A KNS80 is a waste of space because it isn't FM immune. Also one has to be within reception of the real VOR/DME for the entire leg; if you are flying airways and ATC give you a DCT to some point which is 150nm away then there is little chance of having reception of the real VOR/DME for that distance. It also doesn't work in e.g. France whose VORs rarely have a DME in them.

The modern way of doing RNAV is with an IFR approved GPS.

You can use it for VFR too, if you plan your routes on airways intersections. This is a very handy way to do VFR route planning because all these points are in the GPS database. It is years since I had to enter the lat/long coordinates of some point. ATC quite like it too because it sounds like you know what you are doing :) Some countries, e.g. Greece, like VFR pilots to route via airways intersections... this effectively implies a GPS.

S-Works
12th Sep 2006, 08:10
Many IFR equipped a/c for sale these days, often list/mention that they have digital RNAV.
When exactly would this be used, is it convenient and easy to get to grips with?
Is it solely used for IFR - or does it have uses when travelling VFR too?


In a shorter version of IO540'a answer it generally means the aircraft is GPS equipped if you are looking in terms of the GA fleet. The term refers to allowing you to enter a flight plan to airways intersections. When flying IFR I generally only put in the first couple of intersections and the destination as you rarely get the filed route. After that you just add in the direct to intersections that ATC will givew you. All very civilised.

topcat450
12th Sep 2006, 09:21
It was the Bendix-King items I was thiking of and that I'd seen mentioned a few times. I've just never flown with them and hadn't really grasped when you would want to/need to synthesise a 'ghost' VOR.

I suppose if the a/c has a Garmin 430 in it, that'll do all of that plus more, as you said, for flight planning via airways intersections, the 430 would have them all too.

Cheers anyway.

IO540
12th Sep 2006, 09:22
This is getting rather distant from the original Q :) but I find that entering the entire flight planned route is very useful.

The IFR sector controllers do have your filed route in their system and they will generally give you DCTs to waypoints that lie on that route.

With any GPS, it's a lot quicker to get the cursor up and select a waypoint already there and press DCT, than to enter one from scratch. It's also a lot easier to identify an unfamiliar intersection/navaid name from a list than to ask ATC to spell everything.

Personally I find that - apart from general weather avoidance tactics - locating unfamiliar intersections that ATC throw at you is the major workload in IFR flying.

I would not say that "RNAV" automatically means GPS. Bendix-King make both the KNS80 and various IFR GPS receivers. It indeed should mean GPS these days, but there is a lot of old planes around with a KNS80, which is practically useless.

S-Works
12th Sep 2006, 09:27
thread drift? you Peter? Never........


I seem to recall that you can get the KNS80 BRNAV approved and FM Immune.

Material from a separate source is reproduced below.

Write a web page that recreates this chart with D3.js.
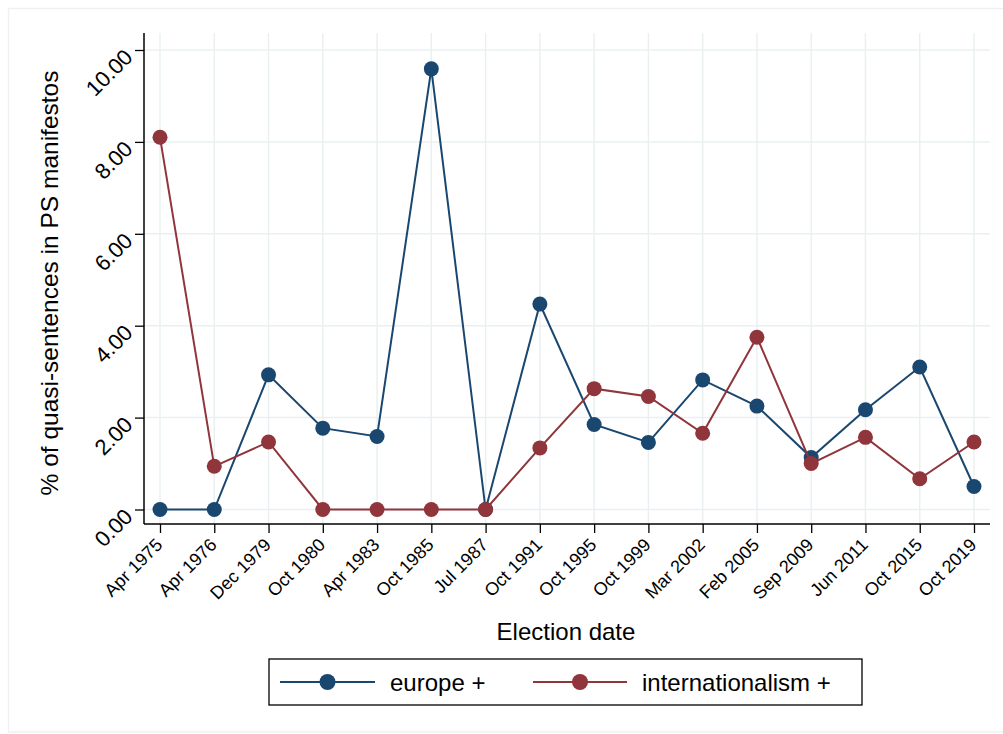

When I did my IR it was virtually all done with the KNS80. The problem came when we did Annecy as a training flight and got a waypoint that was miles in front and not as filed and we did not know where it was. The trusty 296 sat on the dash saved the day, we used that for a direct to and to locate it and then about 20 minutes later when in range for the KNS80 went back to that.




This is getting rather distant from the original Q :) but I find that entering the entire flight planned route is very useful.
The IFR sector controllers do have your filed route in their system and they will generally give you DCTs to waypoints that lie on that route.
With any GPS, it's a lot quicker to get the cursor up and select a waypoint already there and press DCT, than to enter one from scratch. It's also a lot easier to identify an unfamiliar intersection/navaid name from a list than to ask ATC to spell everything.
Personally I find that - apart from general weather avoidance tactics - locating unfamiliar intersections that ATC throw at you is the major workload in IFR flying.
I would not say that "RNAV" automatically means GPS. Bendix-King make both the KNS80 and various IFR GPS receivers. It indeed should mean GPS these days, but there is a lot of old planes around with a KNS80, which is practically useless.

IO540
12th Sep 2006, 09:34
You can get a KNS80 FM Immune (with antenna lead filters) and you can even get the installation BRNAV certified. I know a man (this sounds like the yellow pages advert) who has got one of these.

Unfortunately it is close to useless, because ATC routinely give you DCT legs way outside the DOC of the navaid defining the waypoint. I get such a DCT on perhaps 50% of IFR flights. And the rest of the time I ask for one, to get a shortcut :) On Saturday I got a DCT across much of France, to some place in the Channel (very nice).

Obviously there is a way to hack such a situation with a KNS80, tuned into a series of nearby navaids, one after the other, but it escapes me how you could do it in a hurry. You would have to assume that you will fly the filed route in entirety (never the case) and you would have to pre-plan all the RNAV waypoints in between. This has to be done right because if ATC gives you a DCT XXX where XXX is 150nm away, and when they see (say 30 secs later) that your track to XXX is 10 degrees off, they will be on top of you. This is bad enough when I am 10 degrees off at the start of a leg because the autopilot is slow to adjust the wind offset...

That's why I think a KNS80 is a good doorstop and little else.